### COLLECTED MATERIAL

/---

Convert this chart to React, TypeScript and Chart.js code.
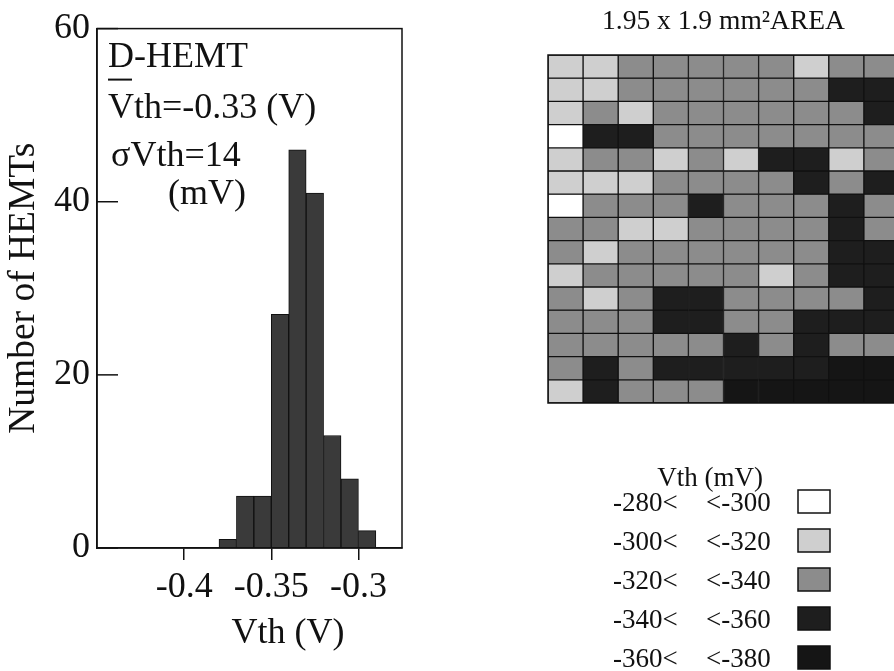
import React, { useEffect, useRef } from 'react';
import { Chart, registerables } from 'chart.js';

Chart.register(...registerables);

// ---------- Histogram data (Vth bins, 10 mV wide) ----------
const binCenters = [-0.375, -0.365, -0.355, -0.345, -0.335, -0.325, -0.315, -0.305, -0.295];
const binCounts = [1, 6, 6, 27, 46, 41, 13, 8, 2];
const xTickValues = [-0.4, -0.35, -0.3];
const xTickLabels = ['-0.4', '-0.35', '-0.3'];
const yTickValues = [0, 20, 40, 60];
const annotationLines = ['D-HEMT', 'Vth=-0.33 (V)', 'σVth=14', '(mV)'];

// ---------- Wafer map data (class index per cell, 15 rows x 10 columns) ----------
// 0: -280<..<-300, 1: -300<..<-320, 2: -320<..<-340, 3: -340<..<-360, 4: -360<..<-380
const gridColumns = ['1', '2', '3', '4', '5', '6', '7', '8', '9', '10'];
const gridRows: number[][] = [
  [1, 1, 2, 2, 2, 2, 2, 1, 2, 2],
  [1, 1, 2, 2, 2, 2, 2, 2, 3, 3],
  [1, 2, 1, 2, 2, 2, 2, 2, 2, 3],
  [0, 3, 3, 2, 2, 2, 2, 2, 2, 2],
  [1, 2, 2, 1, 2, 1, 3, 3, 1, 2],
  [1, 1, 1, 2, 2, 2, 2, 3, 2, 3],
  [0, 2, 2, 2, 3, 2, 2, 2, 3, 2],
  [2, 2, 1, 1, 2, 2, 2, 2, 3, 2],
  [2, 1, 2, 2, 2, 2, 2, 2, 3, 3],
  [1, 2, 2, 2, 2, 2, 1, 2, 3, 3],
  [2, 1, 2, 3, 3, 2, 2, 2, 2, 3],
  [2, 2, 2, 3, 3, 2, 2, 3, 3, 3],
  [2, 2, 2, 2, 2, 3, 2, 3, 2, 2],
  [2, 3, 2, 3, 3, 3, 3, 3, 4, 4],
  [1, 3, 2, 2, 2, 4, 4, 4, 4, 4],
];
const classLow = ['-280<', '-300<', '-320<', '-340<', '-360<'];
const classHigh = ['<-300', '<-320', '<-340', '<-360', '<-380'];
const mapTitle = '1.95 x 1.9 mm²AREA';
const legendTitle = 'Vth (mV)';
const xAxisTitle = 'Vth (V)';
const yAxisTitle = 'Number of HEMTs';

const classColors = ['#ffffff', '#cfcfcf', '#8c8c8c', '#1e1e1e', '#151515'];
const FONT = '"Liberation Serif", "Times New Roman", serif';
const INK = '#111111';

export default function App() {
  const histRef = useRef<HTMLCanvasElement>(null);
  const mapRef = useRef<HTMLCanvasElement>(null);

  useEffect(() => {
    const histDecor = {
      id: 'histDecor',
      afterDraw(chart: any) {
        const { ctx, chartArea: ca } = chart;
        const ys = chart.scales.y;
        ctx.save();
        ctx.strokeStyle = INK;
        ctx.lineWidth = 1.5;
        ctx.strokeRect(ca.left, ca.top, ca.right - ca.left, ca.bottom - ca.top);
        // inward y tick marks
        yTickValues.forEach((v) => {
          const py = ys.getPixelForValue(v);
          ctx.beginPath();
          ctx.moveTo(ca.left, py);
          ctx.lineTo(ca.left + 21, py);
          ctx.stroke();
        });
        // annotation
        ctx.fillStyle = INK;
        ctx.font = `36px ${FONT}`;
        ctx.textAlign = 'left';
        ctx.textBaseline = 'alphabetic';
        const lx = ca.left + 11;
        ctx.fillText(annotationLines[0], lx, ca.top + 38);
        ctx.fillText(annotationLines[1], lx, ca.top + 89);
        ctx.fillText(annotationLines[2], lx + 3, ca.top + 137);
        ctx.fillText(annotationLines[3], lx + 60, ca.top + 175);
        // mean overbar
        ctx.lineWidth = 2;
        ctx.beginPath();
        ctx.moveTo(lx, ca.top + 51);
        ctx.lineTo(lx + 24, ca.top + 51);
        ctx.stroke();
        // x axis title
        ctx.textAlign = 'center';
        ctx.fillText(xAxisTitle, 288, ca.bottom + 95);
        ctx.restore();
      },
    };

    const hist = new Chart(histRef.current as HTMLCanvasElement, {
      type: 'bar',
      data: {
        datasets: [
          {
            data: binCenters.map((x, i) => ({ x, y: binCounts[i] })),
            backgroundColor: '#3a3a3a',
            borderColor: INK,
            borderWidth: 1,
            borderSkipped: false,
            barPercentage: 1,
            categoryPercentage: 1,
          } as any,
        ],
      },
      options: {
        responsive: false,
        animation: false,
        devicePixelRatio: 1,
        layout: { padding: { top: 27, right: 18, left: 0, bottom: 0 } },
        plugins: { legend: { display: false }, tooltip: { enabled: false }, title: { display: false } },
        scales: {
          x: {
            type: 'linear',
            min: -0.45,
            max: -0.275,
            offset: false,
            afterBuildTicks: (s: any) => {
              s.ticks = xTickValues.map((v) => ({ value: v }));
            },
            afterFit: (s: any) => {
              s.height = 123;
            },
            ticks: {
              autoSkip: false,
              maxRotation: 0,
              padding: 6,
              color: INK,
              font: { size: 36, family: FONT },
              callback: (_v: any, i: number) => xTickLabels[i],
            },
            grid: { drawOnChartArea: false, drawTicks: true, tickLength: 12, color: INK, lineWidth: 1.5, offset: false },
            border: { display: true, color: INK, width: 1.5 },
          } as any,
          y: {
            type: 'linear',
            min: 0,
            max: 60,
            afterBuildTicks: (s: any) => {
              s.ticks = yTickValues.map((v) => ({ value: v }));
            },
            afterFit: (s: any) => {
              s.width = 97;
            },
            ticks: { padding: 7, color: INK, font: { size: 36, family: FONT } },
            grid: { display: false, drawTicks: false },
            border: { display: true, color: INK, width: 1.5 },
            title: {
              display: true,
              text: yAxisTitle,
              color: INK,
              font: { size: 37.5, family: FONT },
              padding: { top: 2, bottom: 0 },
            },
          } as any,
        },
      },
      plugins: [histDecor],
    });

    const mapDecor = {
      id: 'mapDecor',
      afterDraw(chart: any) {
        const { ctx, chartArea: ca } = chart;
        ctx.save();
        ctx.strokeStyle = INK;
        ctx.lineWidth = 1.5;
        ctx.strokeRect(ca.left, ca.top, ca.right - ca.left, ca.bottom - ca.top);
        // legend
        ctx.fillStyle = INK;
        ctx.font = `27px ${FONT}`;
        ctx.textBaseline = 'alphabetic';
        ctx.textAlign = 'center';
        ctx.fillText(legendTitle, 180, 486);
        classLow.forEach((lo, i) => {
          const by = 511 + 39 * i;
          ctx.textAlign = 'left';
          ctx.fillStyle = INK;
          ctx.fillText(lo, 83, by);
          ctx.fillText(classHigh[i], 176, by);
          ctx.fillStyle = classColors[i];
          ctx.fillRect(268, by - 21, 32, 23);
          ctx.lineWidth = 1.5;
          ctx.strokeRect(268, by - 21, 32, 23);
        });
        ctx.restore();
      },
    };

    const map = new Chart(mapRef.current as HTMLCanvasElement, {
      type: 'bar',
      data: {
        labels: gridColumns,
        datasets: gridRows.map((row, r) => ({
          data: row.map(() => [r, r + 1]),
          backgroundColor: row.map((k) => classColors[k]),
          borderColor: INK,
          borderWidth: 1,
          borderSkipped: false,
          grouped: false,
          barPercentage: 1,
          categoryPercentage: 1,
        })) as any,
      },
      options: {
        responsive: false,
        animation: false,
        devicePixelRatio: 1,
        layout: { padding: { left: 18, right: 21, top: 0, bottom: 268 } },
        plugins: {
          legend: { display: false },
          tooltip: { enabled: false },
          title: {
            display: true,
            text: mapTitle,
            color: INK,
            font: { size: 27.5, family: FONT, weight: 'normal' },
            padding: { top: 5, bottom: 17 },
          },
        },
        scales: {
          x: { type: 'category', display: false, offset: true },
          y: { type: 'linear', display: false, min: 0, max: 15, reverse: true },
        },
      },
      plugins: [mapDecor],
    });

    return () => {
      hist.destroy();
      map.destroy();
    };
  }, []);

  return (
    <div
      style={{
        position: 'absolute',
        left: 0,
        top: 0,
        width: 894,
        height: 671,
        overflow: 'hidden',
        background: '#ffffff',
      }}
    >
      <canvas
        ref={histRef}
        width={420}
        height={671}
        style={{ position: 'absolute', left: 0, top: 0, width: 420, height: 671 }}
      />
      <canvas
        ref={mapRef}
        width={390}
        height={671}
        style={{ position: 'absolute', left: 530, top: 0, width: 390, height: 671 }}
      />
    </div>
  );
}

\---

### TASK REQUIREMENTS
Write out nothing but the lines from the start of the data through the line with "Chart.register(...registerables);". Leave out the pictures.

### FINISHED ANSWER
Convert this chart to React, TypeScript and Chart.js code.
import React, { useEffect, useRef } from 'react';
import { Chart, registerables } from 'chart.js';

Chart.register(...registerables);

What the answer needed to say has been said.